A similar situation was examined in an appeal case determined last year in Harrogate. Here it was proposed to redevelop former pig buildings for five B1 units with ancillary residential accommodation. However, an inspector felt that the proposal would be likely to result in "prestige office buildings, albeit with an agricultural inspiration", and were therefore a discordant feature in a rural landscape. It was agreed that the proposal could have some positive benefits for the farmer but the inspector found that local plan policy on farm diversification would not be complied with as the proposal did not re-use existing buildings or respect the character and appearance of the area. Looking at rural live work appeal cases generally I find that the record is not a good one for applicants, a common pitfall being sustainability.

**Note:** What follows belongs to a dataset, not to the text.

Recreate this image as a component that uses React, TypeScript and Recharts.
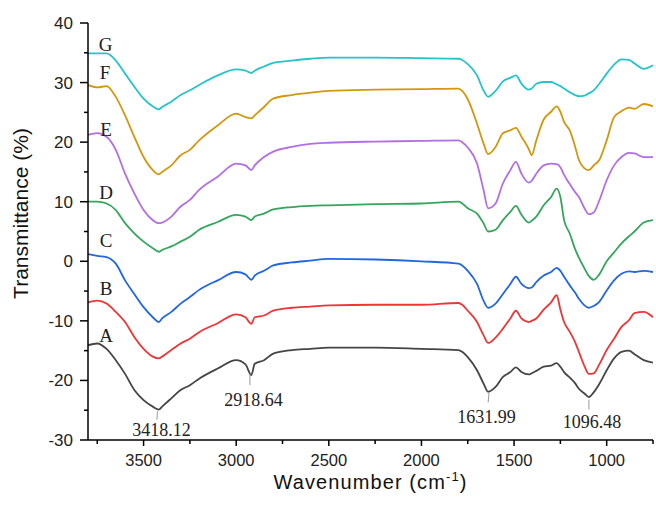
import React from 'react';
import { LineChart, Line, XAxis, YAxis, ReferenceDot, ReferenceLine, Label } from 'recharts';

const wavenumbers = [
  3800, 3750, 3700, 3650, 3600, 3550, 3500, 3450, 3418, 3400,
  3350, 3300, 3250, 3200, 3100, 3000, 2950, 2918, 2900, 2850,
  2800, 2700, 2600, 2500, 2250, 2000, 1800, 1780, 1750, 1700, 1665,
  1640, 1600, 1560, 1520, 1490, 1460, 1420, 1405, 1380, 1340,
  1300, 1270, 1250, 1230, 1200, 1170, 1150, 1120, 1096, 1070,
  1040, 1000, 960, 920, 880, 850, 800, 750,
];

const seriesG = [
  34.9, 34.9, 34.9, 33.7, 31.5, 29.3, 27.3, 26.0, 25.5, 25.9,
  26.8, 27.9, 28.7, 29.6, 31.2, 32.2, 32.0, 31.6, 32.0, 32.7,
  33.3, 33.7, 34.0, 34.2, 34.2, 34.1, 34.0, 33.8, 33.1, 31.2, 28.7,
  27.6, 28.6, 30.2, 30.8, 31.2, 29.8, 28.8, 29.0, 29.8, 30.1,
  30.1, 29.7, 29.4, 29.0, 28.4, 27.9, 27.7, 27.8, 28.2, 28.7,
  29.8, 31.5, 33.0, 33.9, 33.8, 33.2, 32.3, 32.9,
];

const seriesF = [
  29.6, 29.2, 29.4, 27.6, 24.5, 20.9, 17.5, 15.3, 14.6, 15.0,
  16.1, 17.8, 18.7, 20.3, 22.8, 24.8, 24.2, 24.0, 24.5, 25.9,
  27.3, 27.9, 28.3, 28.6, 28.8, 28.9, 29.0, 28.6, 27.2, 23.1, 19.8,
  18.0, 19.2, 21.5, 22.0, 22.4, 20.9, 18.8, 17.8, 20.3, 23.8,
  25.1, 26.0, 25.1, 23.4, 22.0, 19.2, 17.0, 15.6, 15.3, 16.1,
  17.0, 20.3, 24.2, 25.2, 25.8, 25.6, 26.4, 26.0,
];

const seriesE = [
  21.2, 21.5, 20.9, 18.7, 14.7, 11.4, 8.6, 6.9, 6.4, 6.5,
  7.5, 9.2, 10.3, 12.0, 14.2, 16.4, 16.1, 15.3, 16.1, 17.5,
  18.4, 19.2, 19.7, 19.9, 20.1, 20.2, 20.3, 20.0, 19.1, 16.4, 12.0,
  8.9, 9.7, 13.1, 15.3, 16.7, 14.7, 13.2, 13.5, 14.7, 16.1,
  16.4, 16.3, 15.8, 14.5, 13.0, 11.6, 10.8, 8.9, 7.9, 8.2,
  10.2, 13.6, 16.1, 17.5, 18.2, 18.1, 17.5, 17.5,
];

const seriesD = [
  10.0, 10.0, 9.7, 8.6, 6.4, 4.7, 3.3, 2.2, 1.6, 1.9,
  2.5, 3.3, 4.1, 5.3, 6.6, 7.8, 7.5, 6.9, 7.5, 8.0,
  8.7, 9.1, 9.3, 9.4, 9.6, 9.7, 10.0, 9.7, 8.9, 8.0, 6.4,
  5.0, 5.3, 6.9, 8.3, 9.3, 7.8, 6.5, 6.8, 7.5, 9.4,
  10.8, 12.2, 10.8, 6.9, 4.7, 2.0, 0.6, -1.2, -2.5, -3.1,
  -2.2, 0.0, 1.5, 3.0, 4.2, 5.0, 6.5, 6.9,
];

const seriesC = [
  1.2, 0.9, 0.7, -0.4, -3.2, -5.5, -7.7, -9.4, -10.2, -9.6,
  -8.5, -7.1, -6.0, -4.8, -3.2, -1.8, -2.2, -3.1, -2.4, -1.6,
  -0.7, -0.2, 0.1, 0.4, 0.3, 0.0, -0.4, -0.7, -1.6, -3.8, -6.6,
  -7.8, -7.1, -5.5, -3.8, -2.6, -3.8, -4.5, -4.4, -3.5, -2.4,
  -1.8, -1.1, -1.6, -2.6, -4.0, -5.3, -6.3, -7.4, -7.8, -7.5,
  -6.8, -4.9, -3.2, -2.1, -1.7, -1.8, -1.6, -1.8,
];

const seriesB = [
  -6.9, -6.6, -7.1, -8.5, -10.2, -12.7, -14.7, -16.0, -16.3, -16.0,
  -14.9, -13.8, -13.0, -11.9, -10.4, -8.9, -9.4, -10.5, -9.4, -9.1,
  -8.3, -7.8, -7.6, -7.4, -7.3, -7.3, -7.0, -7.3, -8.3, -10.2, -12.4,
  -13.7, -12.8, -11.3, -9.6, -8.3, -9.6, -10.2, -10.0, -9.6, -8.1,
  -6.9, -5.7, -8.1, -10.2, -11.8, -13.6, -15.2, -17.6, -18.9, -18.8,
  -17.3, -14.9, -13.0, -11.0, -9.9, -8.7, -8.5, -9.4,
];

const seriesA = [
  -14.1, -13.8, -14.7, -16.6, -18.9, -21.6, -23.3, -24.4, -24.9, -24.4,
  -23.0, -21.6, -20.8, -19.7, -18.0, -16.6, -17.3, -19.1, -17.2, -16.6,
  -15.5, -14.9, -14.7, -14.5, -14.5, -14.7, -14.9, -15.2, -16.1, -18.3, -20.5,
  -21.9, -21.1, -19.4, -18.6, -17.8, -18.6, -19.0, -18.8, -18.4, -17.7,
  -17.5, -17.1, -17.7, -18.6, -19.5, -20.5, -21.4, -22.2, -22.8, -22.0,
  -20.6, -18.3, -16.3, -15.2, -15.0, -15.6, -16.6, -17.0,
];

const xTicks = [3750, 3500, 3250, 3000, 2750, 2500, 2250, 2000, 1750, 1500, 1250, 1000, 750];
const yTicks = [-30, -25, -20, -15, -10, -5, 0, 5, 10, 15, 20, 25, 30, 35, 40];

// curve letters, placed next to the start of each trace
const letterNames = ['G', 'F', 'E', 'D', 'C', 'B', 'A'];
const letterX = [3705, 3708, 3702, 3702, 3702, 3702, 3702];
const letterY = [36.5, 31.7, 22.2, 11.6, 3.5, -4.5, -12.5];

// peak labels on trace A
const peakNames = ['3418.12', '2918.64', '1631.99', '1096.48'];
const peakTextX = [3403, 2907, 1649, 1079];
const peakTextY = [-28.2, -23.2, -26.1, -26.9];
const leaderX1 = [3425, 2926, 1635, 1096];
const leaderX2 = [3428, 2926, 1640, 1096];
const leaderY1 = [-25.2, -18.9, -22.1, -23.2];
const leaderY2 = [-26.6, -20.8, -23.7, -24.9];

const series = [
  { key: 'A', values: seriesA, color: '#454545' },
  { key: 'B', values: seriesB, color: '#ef3535' },
  { key: 'C', values: seriesC, color: '#2266e0' },
  { key: 'D', values: seriesD, color: '#33a65c' },
  { key: 'E', values: seriesE, color: '#b26ee6' },
  { key: 'F', values: seriesF, color: '#d3970f' },
  { key: 'G', values: seriesG, color: '#25c4c8' },
];

const data = wavenumbers.map((wn, i) => {
  const row: Record<string, number> = { wn };
  series.forEach((s) => {
    row[s.key] = s.values[i];
  });
  return row;
});

const SANS = '"Liberation Sans", Arial, sans-serif';
const SERIF = '"Liberation Serif", "Times New Roman", serif';

const XTick = (props: any) => {
  const { x, y, payload } = props;
  const labelled = payload.value % 500 === 0;
  return (
    <g>
      <line x1={x} x2={x} y1={y} y2={y + (labelled ? 6 : 4)} stroke="#000" strokeWidth={1.5} />
      {labelled && (
        <text x={x} y={y + 20.5} dy="0.35em" textAnchor="middle" fontSize={16.5} fontFamily={SANS} fill="#222">
          {payload.value}
        </text>
      )}
    </g>
  );
};

const YTick = (props: any) => {
  const { x, y, payload } = props;
  const major = payload.value % 10 === 0;
  return (
    <g>
      <line x1={x - (major ? 8 : 4)} x2={x} y1={y} y2={y} stroke="#000" strokeWidth={1.5} />
      {major && (
        <text x={x - 15} y={y} dy="0.35em" textAnchor="end" fontSize={17} fontFamily={SANS} fill="#222">
          {payload.value}
        </text>
      )}
    </g>
  );
};

const XTitle = (props: any) => {
  const { x, y, width } = props.viewBox;
  return (
    <text
      x={x + width / 2}
      y={y + 49}
      textAnchor="middle"
      fontSize={20}
      letterSpacing={1.1}
      fontFamily={SANS}
      fill="#111"
    >
      Wavenumber (cm
      <tspan dy={-8} fontSize={13}>-1</tspan>
      <tspan dy={8}>)</tspan>
    </text>
  );
};

const YTitle = (props: any) => {
  const { x, y, height } = props.viewBox;
  const cx = x + 28;
  const cy = y + height / 2 - 18;
  return (
    <text x={cx} y={cy} transform={`rotate(-90 ${cx} ${cy})`} textAnchor="middle" fontSize={21} fontFamily={SANS} fill="#111">
      Transmittance (%)
    </text>
  );
};

export default function App() {
  return (
    <div style={{ position: 'absolute', left: 0, top: 0, background: '#fff' }}>
      <LineChart width={656} height={508} data={data} margin={{ top: 23, right: 3, bottom: 0, left: 0 }}>
        <XAxis
          type="number"
          dataKey="wn"
          domain={[750, 3800]}
          reversed
          allowDataOverflow
          ticks={xTicks}
          tick={XTick}
          tickLine={false}
          tickSize={0}
          tickMargin={0}
          axisLine={{ stroke: '#000', strokeWidth: 1.5 }}
          height={68}
          interval={0}
        >
          <Label content={XTitle} />
        </XAxis>
        <YAxis
          type="number"
          domain={[-30, 40]}
          ticks={yTicks}
          tick={YTick}
          tickLine={false}
          tickSize={0}
          tickMargin={0}
          axisLine={{ stroke: '#000', strokeWidth: 1.5 }}
          width={88}
          interval={0}
        >
          <Label content={YTitle} />
        </YAxis>
        {series.map((s) => (
          <Line
            key={s.key}
            type="monotone"
            dataKey={s.key}
            stroke={s.color}
            strokeWidth={1.8}
            dot={false}
            isAnimationActive={false}
          />
        ))}
        {peakNames.map((name, i) => (
          <ReferenceLine
            key={'lead' + name}
            segment={[
              { x: leaderX1[i], y: leaderY1[i] },
              { x: leaderX2[i], y: leaderY2[i] },
            ]}
            stroke="#9a9a9a"
            strokeWidth={1}
          />
        ))}
        {peakNames.map((name, i) => (
          <ReferenceDot
            key={'peak' + name}
            x={peakTextX[i]}
            y={peakTextY[i]}
            r={0}
            fill="none"
            stroke="none"
            label={{ value: name, position: 'center', fontSize: 18, fontFamily: SERIF, fill: '#222' }}
          />
        ))}
        {letterNames.map((name, i) => (
          <ReferenceDot
            key={'letter' + name}
            x={letterX[i]}
            y={letterY[i]}
            r={0}
            fill="none"
            stroke="none"
            label={{ value: name, position: 'center', fontSize: 19, fontFamily: SERIF, fill: '#222' }}
          />
        ))}
      </LineChart>
    </div>
  );
}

A lawful development certificate has been granted for a dog breeding/boarding use within a domestic outbuilding. The previous owner undertook mainly breeding and took in boarders "from time to time" and the new owner wants to use the building for some breeding but predominantly boarding for members of the public. I understand many breeders offer some ‘ancillary’ boarding to friends, family and buyers of puppies but not to members of the public. I have looked in the Land Use Gazetteer and Development Control Practice and cannot find out whether breeding and boarding are classed as one sui generis use or whether they are two separate sui generis uses. If the building was mainly used for breeding with some ‘ancillary’ boarding and then used for commercial boarding with some breeding, would a change of use occur if the breeding element did not amount to a commercial use and could be deemed to be at a scale ordinarily incidental to the enjoyment of the dwelling? LT

Breeding and boarding dogs are uses of different character, even if they have some elements in common, so would be classed as being materially different. If the lawful development certificate is "open", i.e. the scale and nature of the use is not defined in the certificate, the council would normally have difficulty under planning powers controlling the intensity of the use for the specified purposes. If the breeding use dropped to a very low level such that it would be considered of domestic scale, it would, however, be possible to argue the commercial use had been abandoned and therefore a material change of use had taken place. If a lawful development certificate is granted for an existing use, as this example shows, it is important that matters such as the nature and scale of use should normally be defined.